Les Etats qui ont participé à la création de l'OMC ont tenté de concilier les exigences sanitaires et les engagements commerciaux alors même qu'ils sont souvent contradictoires. Il a été notamment mis en exergue qu'aucun d'entre eux "ne devrait être empêché d'adopter ou d'appliquer des mesures nécessaires à la protection des végétaux, sous réserve que ces mesures ne soient pas appliquées de façon à constituer soit un moyen de discrimination arbitraire ou injustifiable... soit une restriction déguisée au commerce international"¹. L'Acte final du cycle d'Uruguay comporte, entre autres décisions, deux accords susceptibles de réduire substantiellement les obstacles techniques et non tarifaires aux échanges:

(¹Accord sur l'application des mesures sanitaires et phytosanitaires, premier Considérant.)

- l'Accord sur l'application des mesures sanitaires et phytosanitaires (Accord SPS) donne une interprétation uniforme des mesures relatives à l'innocuité et aux réglementations phytosanitaires et zoosanitaires. Il établit un cadre pour la reconnaissance mutuelle des procédures d'inspection et des règlements relatifs au contrôle des aliments et au contrôle sanitaire, sur la base de l'équivalence des résultats, compte tenu d'une évaluation des risques qu'entraîne l'application ou la non-application de chaque mesure. Il prévoit la référence aux normes, directives et recommandations internationales établies par (i) la Commission mixte FAO/OMS du Codex Alimentarius en matière d'innocuité des denrées alimentaires, (ii) l'Office international des épizooties (OIE) pour ce qui est de la santé animale, et (iii) la Convention internationale pour la protection des végétaux (CIPV) en ce qui concerne les mesures phytosanitaires.

- l'Accord sur les obstacles techniques au commerce concerne les autres aspects des règlements et prescriptions imposés par les pouvoirs publics nationaux ou d'autres instances.

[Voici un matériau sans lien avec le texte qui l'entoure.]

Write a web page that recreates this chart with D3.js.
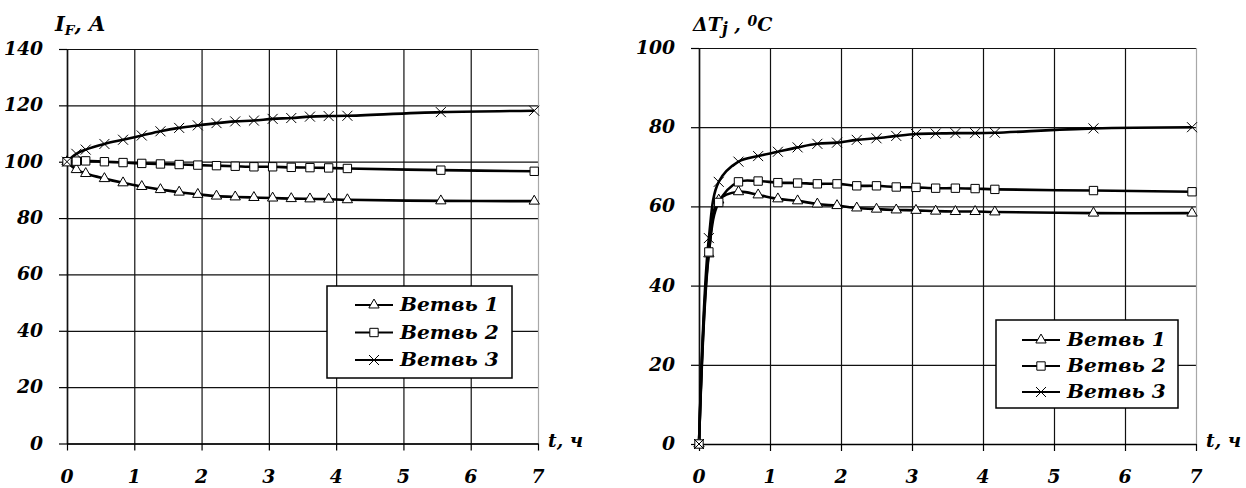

Il édicte que "rien ne saurait empêcher un pays de prendre les mesures nécessaires pour assurer la qualité de ses exportations, ou nécessaires à la protection de la santé et de la vie des personnes et des animaux, à la prévention de pratiques de nature à induire en erreur... sous réserve que ces mesures ne soient pas appliquées de façon à constituer soit un moyen de discrimination arbitraire ou injustifiable... soit une restriction déguisée au commerce..."².

(2Accord sur les obstacles techniques au commerce, sixième Considérant.)

Néanmoins, afin que leurs secteurs productif et commercial puissent mettre à profit les dispositions de ces deux accords, nombreux sont les pays en développement qui doivent se doter des infrastructures et du personnel idoines.

L'entrée en vigueur de ces mesures ayant eu lieu au 1er janvier 1995, elles n'ont guère fait leurs preuves dans la pratique mais les questions qu'elles soulèvent seront primordiales dans les années à venir; les discutions commerciales s'annoncent difficiles et sujettes à contentieux.

En raison de l'ampleur du thème, le présent ouvrage n'abordera que le domaine des végétaux. Sera donc décrit dans un premier temps le cadre international dans lequel s'inscrit la législation phytosanitaire; le concept d'harmonisation de cette législation et les répercussions qu'il peut avoir sur quelques pays ou groupe de pays sera l'objet de la deuxième partie.